YOUR GOAL —
Copy only this: the line containing "Write a web", the line containing "years.forEach(y => [1,2,3,4].forEach(q", and every line between them, exactly as written.

AVAILABLE DATA —
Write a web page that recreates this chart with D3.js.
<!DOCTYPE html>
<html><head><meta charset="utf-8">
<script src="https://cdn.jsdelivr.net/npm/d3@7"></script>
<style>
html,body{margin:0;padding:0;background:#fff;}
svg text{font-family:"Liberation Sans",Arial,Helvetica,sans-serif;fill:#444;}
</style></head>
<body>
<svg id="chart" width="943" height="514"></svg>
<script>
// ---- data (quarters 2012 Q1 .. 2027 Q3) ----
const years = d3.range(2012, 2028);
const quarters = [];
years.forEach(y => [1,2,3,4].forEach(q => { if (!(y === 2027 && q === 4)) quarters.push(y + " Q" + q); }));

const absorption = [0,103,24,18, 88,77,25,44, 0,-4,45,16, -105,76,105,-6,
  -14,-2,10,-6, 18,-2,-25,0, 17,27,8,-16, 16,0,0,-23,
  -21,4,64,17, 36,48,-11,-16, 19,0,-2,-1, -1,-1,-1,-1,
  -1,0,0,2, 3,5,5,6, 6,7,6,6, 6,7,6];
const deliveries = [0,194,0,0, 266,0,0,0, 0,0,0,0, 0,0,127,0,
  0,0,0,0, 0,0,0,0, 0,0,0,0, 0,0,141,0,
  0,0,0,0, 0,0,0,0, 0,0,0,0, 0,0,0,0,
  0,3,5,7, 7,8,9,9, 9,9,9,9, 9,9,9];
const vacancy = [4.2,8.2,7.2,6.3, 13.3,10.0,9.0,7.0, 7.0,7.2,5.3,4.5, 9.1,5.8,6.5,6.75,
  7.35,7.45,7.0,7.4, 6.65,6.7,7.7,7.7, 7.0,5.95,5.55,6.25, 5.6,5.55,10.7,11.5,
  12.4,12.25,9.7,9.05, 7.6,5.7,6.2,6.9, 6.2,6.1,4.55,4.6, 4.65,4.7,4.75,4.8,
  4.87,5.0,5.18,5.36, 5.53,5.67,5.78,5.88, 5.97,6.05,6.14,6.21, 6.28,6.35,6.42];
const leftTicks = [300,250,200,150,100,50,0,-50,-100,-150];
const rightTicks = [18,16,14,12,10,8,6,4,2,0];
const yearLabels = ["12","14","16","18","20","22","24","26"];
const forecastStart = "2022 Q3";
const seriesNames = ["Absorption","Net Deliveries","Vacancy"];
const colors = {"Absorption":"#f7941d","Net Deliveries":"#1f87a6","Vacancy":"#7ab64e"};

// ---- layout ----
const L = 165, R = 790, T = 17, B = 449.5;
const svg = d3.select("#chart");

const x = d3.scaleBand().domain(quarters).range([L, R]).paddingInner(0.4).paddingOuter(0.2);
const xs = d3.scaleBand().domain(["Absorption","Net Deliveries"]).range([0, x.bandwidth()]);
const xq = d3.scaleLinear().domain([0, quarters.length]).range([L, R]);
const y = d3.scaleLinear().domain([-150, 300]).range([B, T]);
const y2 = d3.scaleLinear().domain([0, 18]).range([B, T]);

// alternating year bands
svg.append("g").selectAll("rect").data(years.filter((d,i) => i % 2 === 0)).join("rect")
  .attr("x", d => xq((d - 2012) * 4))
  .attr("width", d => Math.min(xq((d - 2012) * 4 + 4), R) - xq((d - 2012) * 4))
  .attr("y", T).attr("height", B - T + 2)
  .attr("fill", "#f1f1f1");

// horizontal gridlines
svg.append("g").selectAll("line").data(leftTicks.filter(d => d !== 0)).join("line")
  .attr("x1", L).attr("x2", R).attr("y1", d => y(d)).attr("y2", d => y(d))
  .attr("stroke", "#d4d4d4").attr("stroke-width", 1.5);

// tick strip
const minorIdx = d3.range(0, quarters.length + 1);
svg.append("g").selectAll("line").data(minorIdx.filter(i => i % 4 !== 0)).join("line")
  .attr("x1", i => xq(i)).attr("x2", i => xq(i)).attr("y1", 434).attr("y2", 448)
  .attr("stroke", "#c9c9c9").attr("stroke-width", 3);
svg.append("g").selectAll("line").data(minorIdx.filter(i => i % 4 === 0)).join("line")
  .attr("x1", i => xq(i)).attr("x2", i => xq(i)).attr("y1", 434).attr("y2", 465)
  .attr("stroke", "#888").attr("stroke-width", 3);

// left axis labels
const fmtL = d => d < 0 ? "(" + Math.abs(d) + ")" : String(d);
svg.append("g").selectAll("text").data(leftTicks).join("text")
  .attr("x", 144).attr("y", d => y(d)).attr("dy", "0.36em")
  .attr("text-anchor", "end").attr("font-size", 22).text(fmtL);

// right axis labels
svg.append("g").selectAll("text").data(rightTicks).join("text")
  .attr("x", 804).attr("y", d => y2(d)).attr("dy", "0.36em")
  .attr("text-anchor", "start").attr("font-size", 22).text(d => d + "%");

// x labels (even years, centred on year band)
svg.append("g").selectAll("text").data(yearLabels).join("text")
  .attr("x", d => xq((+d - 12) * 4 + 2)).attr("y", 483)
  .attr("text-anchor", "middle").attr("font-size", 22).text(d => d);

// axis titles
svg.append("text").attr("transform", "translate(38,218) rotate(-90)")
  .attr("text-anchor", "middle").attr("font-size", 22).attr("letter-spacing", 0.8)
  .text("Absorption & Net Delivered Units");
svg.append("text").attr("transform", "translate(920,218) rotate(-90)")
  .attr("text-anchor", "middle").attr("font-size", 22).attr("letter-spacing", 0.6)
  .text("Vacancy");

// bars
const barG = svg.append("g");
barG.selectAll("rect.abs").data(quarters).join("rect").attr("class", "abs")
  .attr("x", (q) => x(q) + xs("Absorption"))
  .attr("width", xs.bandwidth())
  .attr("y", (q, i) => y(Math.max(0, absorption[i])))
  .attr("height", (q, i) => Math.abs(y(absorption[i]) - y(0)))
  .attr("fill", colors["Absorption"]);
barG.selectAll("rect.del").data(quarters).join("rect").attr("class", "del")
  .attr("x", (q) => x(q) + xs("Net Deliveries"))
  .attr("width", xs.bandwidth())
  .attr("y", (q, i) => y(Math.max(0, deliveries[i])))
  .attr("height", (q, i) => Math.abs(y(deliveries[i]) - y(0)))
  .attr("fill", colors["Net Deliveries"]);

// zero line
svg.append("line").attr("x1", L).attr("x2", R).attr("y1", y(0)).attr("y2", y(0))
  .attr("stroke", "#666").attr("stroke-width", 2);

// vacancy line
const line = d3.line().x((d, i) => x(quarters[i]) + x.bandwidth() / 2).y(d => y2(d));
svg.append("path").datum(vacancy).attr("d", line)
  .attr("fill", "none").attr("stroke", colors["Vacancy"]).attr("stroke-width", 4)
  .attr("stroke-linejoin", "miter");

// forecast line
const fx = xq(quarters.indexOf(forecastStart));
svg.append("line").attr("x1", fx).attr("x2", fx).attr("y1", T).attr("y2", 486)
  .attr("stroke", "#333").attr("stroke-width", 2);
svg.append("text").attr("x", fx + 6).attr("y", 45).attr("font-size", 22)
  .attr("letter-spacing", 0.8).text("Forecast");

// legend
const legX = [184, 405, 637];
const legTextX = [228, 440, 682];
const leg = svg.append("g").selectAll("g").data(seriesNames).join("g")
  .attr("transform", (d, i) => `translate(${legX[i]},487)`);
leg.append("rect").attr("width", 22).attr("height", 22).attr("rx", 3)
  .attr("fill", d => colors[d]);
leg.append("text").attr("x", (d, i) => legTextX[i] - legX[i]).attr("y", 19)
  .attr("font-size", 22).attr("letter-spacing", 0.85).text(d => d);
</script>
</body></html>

==

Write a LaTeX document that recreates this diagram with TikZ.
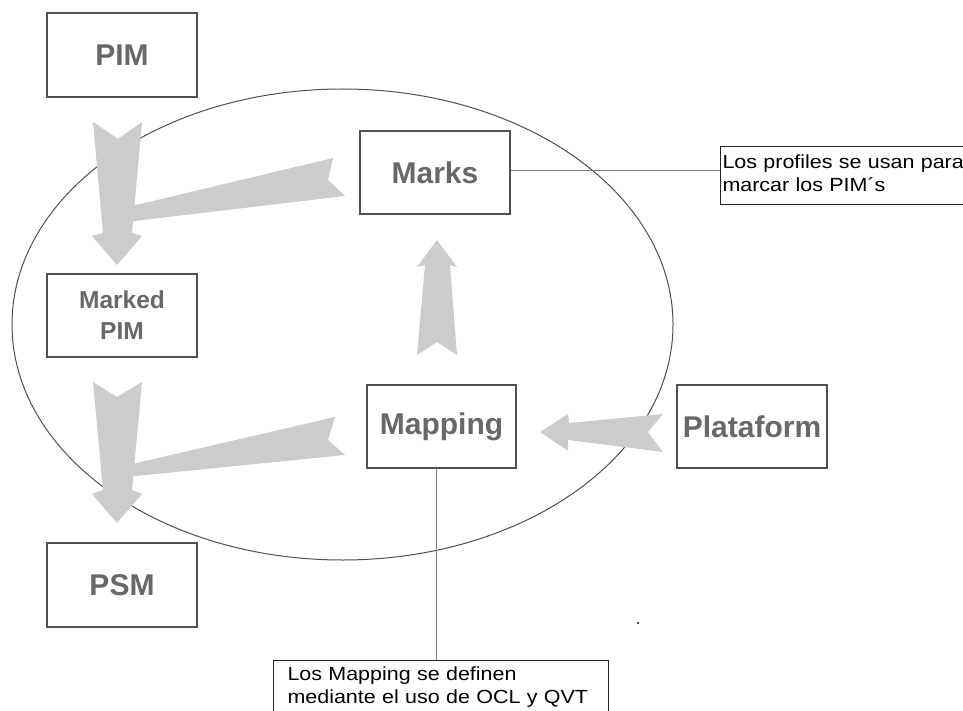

RESULT OF THE TASK —
Write a web page that recreates this chart with D3.js.
<!DOCTYPE html>
<html><head><meta charset="utf-8">
<script src="https://cdn.jsdelivr.net/npm/d3@7"></script>
<style>
html,body{margin:0;padding:0;background:#fff;}
svg text{font-family:"Liberation Sans",Arial,Helvetica,sans-serif;fill:#444;}
</style></head>
<body>
<svg id="chart" width="943" height="514"></svg>
<script>
// ---- data (quarters 2012 Q1 .. 2027 Q3) ----
const years = d3.range(2012, 2028);
const quarters = [];
years.forEach(y => [1,2,3,4].forEach(q => { if (!(y === 2027 && q === 4)) quarters.push(y + " Q" + q); }));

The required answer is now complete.